Bergman was a favourite of Alfred Hitchcock and Notorious (Pat Hitchcock's favourite of her father's films)  is a wonderful vehicle for her. Alicia Huberman (Bergman) is the American daughter of a former Nazi war criminal determined to redeem her father's sins.  Agent Devlin (Cary Grant) exploits Alicia's guilt by recruiting her to travel to South America to spy on her father's former associates including the wealthy bachelor Alex Sebastian (Claude Rains again) who Devlin knows was attracted to Alicia previously. Devlin actively encourages Alicia to submit herself to Sebastian, but when she does, he is shocked by his jealous reaction and realizes he loves Alicia.

While Notorious is a thriller, the focus is on the love triangle. In this case too, duty draws Alicia to Alex, but her heart is with Devlin. However, the nobility of the men in Casablanca is lacking here. Alex is a villain and no Laszlo and Devlin loves Alicia, but allows her to degrade herself nevertheless. It's a misogynist fantasy and it's no wonder that Hitchcock is no favourite of feminists. I will leave it to you to decide whether Devlin redeems himself by the film's conclusion. Rains is great again, but the intriguing supporting cast member is Russian silent screen star Madame Konstantin playing Sebastian's overprotective mother.
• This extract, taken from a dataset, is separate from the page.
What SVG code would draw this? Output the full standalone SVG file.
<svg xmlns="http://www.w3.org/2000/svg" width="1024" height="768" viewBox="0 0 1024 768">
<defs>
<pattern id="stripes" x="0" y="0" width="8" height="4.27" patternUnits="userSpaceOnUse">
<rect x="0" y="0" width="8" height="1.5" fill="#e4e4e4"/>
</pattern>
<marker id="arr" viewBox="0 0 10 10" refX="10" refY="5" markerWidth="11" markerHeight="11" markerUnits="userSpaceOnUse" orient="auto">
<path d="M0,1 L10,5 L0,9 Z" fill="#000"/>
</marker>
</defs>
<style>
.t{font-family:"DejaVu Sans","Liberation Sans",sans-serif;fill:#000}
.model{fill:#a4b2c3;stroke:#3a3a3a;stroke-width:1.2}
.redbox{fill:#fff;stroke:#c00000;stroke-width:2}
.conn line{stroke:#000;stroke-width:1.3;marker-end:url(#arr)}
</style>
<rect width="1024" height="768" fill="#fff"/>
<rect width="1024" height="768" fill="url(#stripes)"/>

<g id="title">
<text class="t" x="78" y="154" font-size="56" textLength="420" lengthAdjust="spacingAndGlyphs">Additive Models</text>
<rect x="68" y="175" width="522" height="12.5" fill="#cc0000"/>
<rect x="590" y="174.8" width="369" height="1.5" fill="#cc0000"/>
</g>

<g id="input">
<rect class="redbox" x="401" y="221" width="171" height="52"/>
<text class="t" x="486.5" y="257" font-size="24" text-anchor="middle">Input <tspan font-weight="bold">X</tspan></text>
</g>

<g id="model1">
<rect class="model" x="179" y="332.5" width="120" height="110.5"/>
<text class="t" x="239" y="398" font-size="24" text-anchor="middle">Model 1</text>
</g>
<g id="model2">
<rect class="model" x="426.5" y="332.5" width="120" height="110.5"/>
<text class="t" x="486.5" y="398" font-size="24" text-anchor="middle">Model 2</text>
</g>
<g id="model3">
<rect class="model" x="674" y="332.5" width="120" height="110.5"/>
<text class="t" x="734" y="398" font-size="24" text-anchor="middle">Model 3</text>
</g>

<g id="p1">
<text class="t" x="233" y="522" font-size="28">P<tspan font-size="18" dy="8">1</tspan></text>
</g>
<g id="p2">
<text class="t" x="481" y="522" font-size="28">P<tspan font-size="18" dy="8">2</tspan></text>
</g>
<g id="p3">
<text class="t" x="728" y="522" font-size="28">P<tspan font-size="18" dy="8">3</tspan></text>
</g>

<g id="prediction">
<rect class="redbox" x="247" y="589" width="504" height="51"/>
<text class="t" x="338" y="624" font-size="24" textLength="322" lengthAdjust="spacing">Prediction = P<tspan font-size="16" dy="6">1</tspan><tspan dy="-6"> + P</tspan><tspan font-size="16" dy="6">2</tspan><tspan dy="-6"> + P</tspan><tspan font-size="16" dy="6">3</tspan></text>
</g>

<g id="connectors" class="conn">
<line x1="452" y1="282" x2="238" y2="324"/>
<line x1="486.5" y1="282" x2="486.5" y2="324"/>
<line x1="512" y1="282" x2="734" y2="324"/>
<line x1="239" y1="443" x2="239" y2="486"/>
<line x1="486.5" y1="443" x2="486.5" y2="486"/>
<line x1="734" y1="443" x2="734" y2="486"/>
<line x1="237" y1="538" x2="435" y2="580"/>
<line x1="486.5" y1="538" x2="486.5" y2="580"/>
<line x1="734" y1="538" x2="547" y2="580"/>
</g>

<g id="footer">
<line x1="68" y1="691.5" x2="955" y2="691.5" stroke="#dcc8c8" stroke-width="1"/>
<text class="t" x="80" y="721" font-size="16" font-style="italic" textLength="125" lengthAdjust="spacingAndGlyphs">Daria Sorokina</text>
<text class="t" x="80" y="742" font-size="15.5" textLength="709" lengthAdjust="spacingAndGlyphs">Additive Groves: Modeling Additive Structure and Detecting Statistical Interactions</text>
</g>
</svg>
 Bergman was fascinated by the neorealistic filmmaker Roberto Rossellini. She went to Italy to work with him in one of his films and both ended leaving their respective spouses for each other. Bergman became pregnant out of wedlock and the affair caused a scandal. Journey to Italy (1954) is their last film together before Bergman returned to Hollywood. Alex (George Sanders) and Katherine (Bergman) are a middle aged wealthy married couple on their way to Naples to sell a villa that belonged to Alex's late uncle. Romantically, the couple's relationship is stale and strained. Naples triggers memories in Katherine of a former lover who died young. Alex's eye is taken with the young girls on Capri. The two agree to spend their days apart while the property is sold. However, Katherine is surprised by her sense of rejection and jealousy. Alex, in turn, flirts with having an affair, but can't bring himself to cross the line.

Rossellini made films for adults and the emotional journey his characters take in this film is familiar yet moving. Rossellini makes great use of Naples, Pompeii and Capri as back drops reflecting the characters' emotions. Bubbling volcanic dust mirrors Katherine's jealousy and the skeletons of the Pontenegri the couple's dying relationship. Things come to a head at the Pompeii ruins where corpses from ancient times are still being found in the dust. It's intriguing to compare Rosselini's stark black and white palettes with the glossy Hollywood tableaux. Rosselini was not a teller of fairy tales. He didn't make films as escapism, he wanted the audience to recognise his characters and their journeys and conflicts. It's also intriguing to watch Bergman the actress in a Rossellini film. There's nothing ethereal about Katherine. She is a jealous rejected wife tearing herself in two.

 “I went from saint to whore and back again, in one lifetime” mused Bergman about her roller coaster relationship with Hollywood. Like many female stars of her era, Bergman found good roles harder to come by as she matured. It mattered little as her canon was so strong and consistent that it felt like she had done it all already. If you haven't experienced Ingrid Bergman, this festival is a compulsory experience. If you have seen one or two, the other one or two will still be unmissable.